* [DATA PROVIDED]
[BEGIN]

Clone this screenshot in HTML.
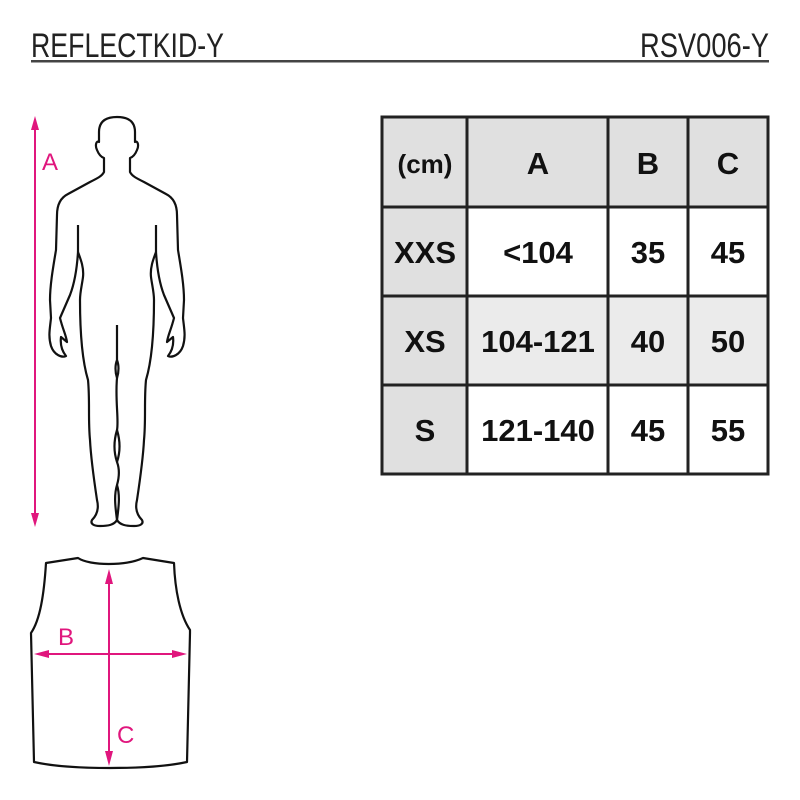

[END]
[BEGIN]

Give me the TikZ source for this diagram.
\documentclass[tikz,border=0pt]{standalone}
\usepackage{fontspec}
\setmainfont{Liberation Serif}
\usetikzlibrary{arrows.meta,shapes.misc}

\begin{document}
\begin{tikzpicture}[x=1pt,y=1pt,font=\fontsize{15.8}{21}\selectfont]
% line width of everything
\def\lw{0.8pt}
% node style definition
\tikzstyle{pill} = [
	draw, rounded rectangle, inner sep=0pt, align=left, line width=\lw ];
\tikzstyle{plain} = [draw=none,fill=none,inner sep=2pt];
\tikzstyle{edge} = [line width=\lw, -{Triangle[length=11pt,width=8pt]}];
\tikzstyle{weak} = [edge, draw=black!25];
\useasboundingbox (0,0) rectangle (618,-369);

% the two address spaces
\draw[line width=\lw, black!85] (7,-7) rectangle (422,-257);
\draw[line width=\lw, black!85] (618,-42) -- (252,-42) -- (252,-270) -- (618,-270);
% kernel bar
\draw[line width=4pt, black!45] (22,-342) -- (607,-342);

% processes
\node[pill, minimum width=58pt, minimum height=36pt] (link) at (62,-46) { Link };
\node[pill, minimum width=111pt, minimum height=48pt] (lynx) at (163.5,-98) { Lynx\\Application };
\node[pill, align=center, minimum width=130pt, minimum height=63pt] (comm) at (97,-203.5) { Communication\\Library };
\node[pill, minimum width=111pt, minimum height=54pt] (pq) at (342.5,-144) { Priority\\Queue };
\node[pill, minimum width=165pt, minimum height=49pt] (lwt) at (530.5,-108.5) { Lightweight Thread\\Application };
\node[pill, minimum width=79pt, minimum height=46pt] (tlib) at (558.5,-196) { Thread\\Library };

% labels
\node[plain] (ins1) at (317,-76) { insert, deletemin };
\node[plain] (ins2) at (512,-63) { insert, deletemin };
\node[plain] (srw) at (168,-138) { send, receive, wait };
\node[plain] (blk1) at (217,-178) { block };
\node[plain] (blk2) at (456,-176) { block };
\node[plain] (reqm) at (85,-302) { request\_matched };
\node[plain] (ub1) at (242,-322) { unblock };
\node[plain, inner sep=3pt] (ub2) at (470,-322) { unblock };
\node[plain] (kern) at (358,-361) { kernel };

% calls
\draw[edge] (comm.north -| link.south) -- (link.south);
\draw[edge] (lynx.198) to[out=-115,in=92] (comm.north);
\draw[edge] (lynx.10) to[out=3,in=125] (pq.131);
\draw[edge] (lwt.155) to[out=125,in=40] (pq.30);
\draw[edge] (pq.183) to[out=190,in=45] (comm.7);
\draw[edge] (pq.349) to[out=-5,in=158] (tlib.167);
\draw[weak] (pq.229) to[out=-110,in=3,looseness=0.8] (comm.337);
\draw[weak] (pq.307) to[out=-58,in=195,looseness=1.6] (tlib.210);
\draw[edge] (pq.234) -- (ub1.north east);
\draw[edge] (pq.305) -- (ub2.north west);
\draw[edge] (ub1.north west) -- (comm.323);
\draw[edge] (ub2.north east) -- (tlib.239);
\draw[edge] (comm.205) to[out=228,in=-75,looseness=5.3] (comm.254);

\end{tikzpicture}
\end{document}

[END]

* [TASK TO CARRY OUT] Retype exactly what runs from the line containing "Give me the TikZ source for this diagram." through the line containing "minimum width=79pt, minimum", both lines included, and stop there.

* [EXERCISE RESPONSE]
Give me the TikZ source for this diagram.
\documentclass[tikz,border=0pt]{standalone}
\usepackage{fontspec}
\setmainfont{Liberation Serif}
\usetikzlibrary{arrows.meta,shapes.misc}

\begin{document}
\begin{tikzpicture}[x=1pt,y=1pt,font=\fontsize{15.8}{21}\selectfont]
% line width of everything
\def\lw{0.8pt}
% node style definition
\tikzstyle{pill} = [
	draw, rounded rectangle, inner sep=0pt, align=left, line width=\lw ];
\tikzstyle{plain} = [draw=none,fill=none,inner sep=2pt];
\tikzstyle{edge} = [line width=\lw, -{Triangle[length=11pt,width=8pt]}];
\tikzstyle{weak} = [edge, draw=black!25];
\useasboundingbox (0,0) rectangle (618,-369);

% the two address spaces
\draw[line width=\lw, black!85] (7,-7) rectangle (422,-257);
\draw[line width=\lw, black!85] (618,-42) -- (252,-42) -- (252,-270) -- (618,-270);
% kernel bar
\draw[line width=4pt, black!45] (22,-342) -- (607,-342);

% processes
\node[pill, minimum width=58pt, minimum height=36pt] (link) at (62,-46) { Link };
\node[pill, minimum width=111pt, minimum height=48pt] (lynx) at (163.5,-98) { Lynx\\Application };
\node[pill, align=center, minimum width=130pt, minimum height=63pt] (comm) at (97,-203.5) { Communication\\Library };
\node[pill, minimum width=111pt, minimum height=54pt] (pq) at (342.5,-144) { Priority\\Queue };
\node[pill, minimum width=165pt, minimum height=49pt] (lwt) at (530.5,-108.5) { Lightweight Thread\\Application };
\node[pill, minimum width=79pt, minimum height=46pt] (tlib) at (558.5,-196) { Thread\\Library };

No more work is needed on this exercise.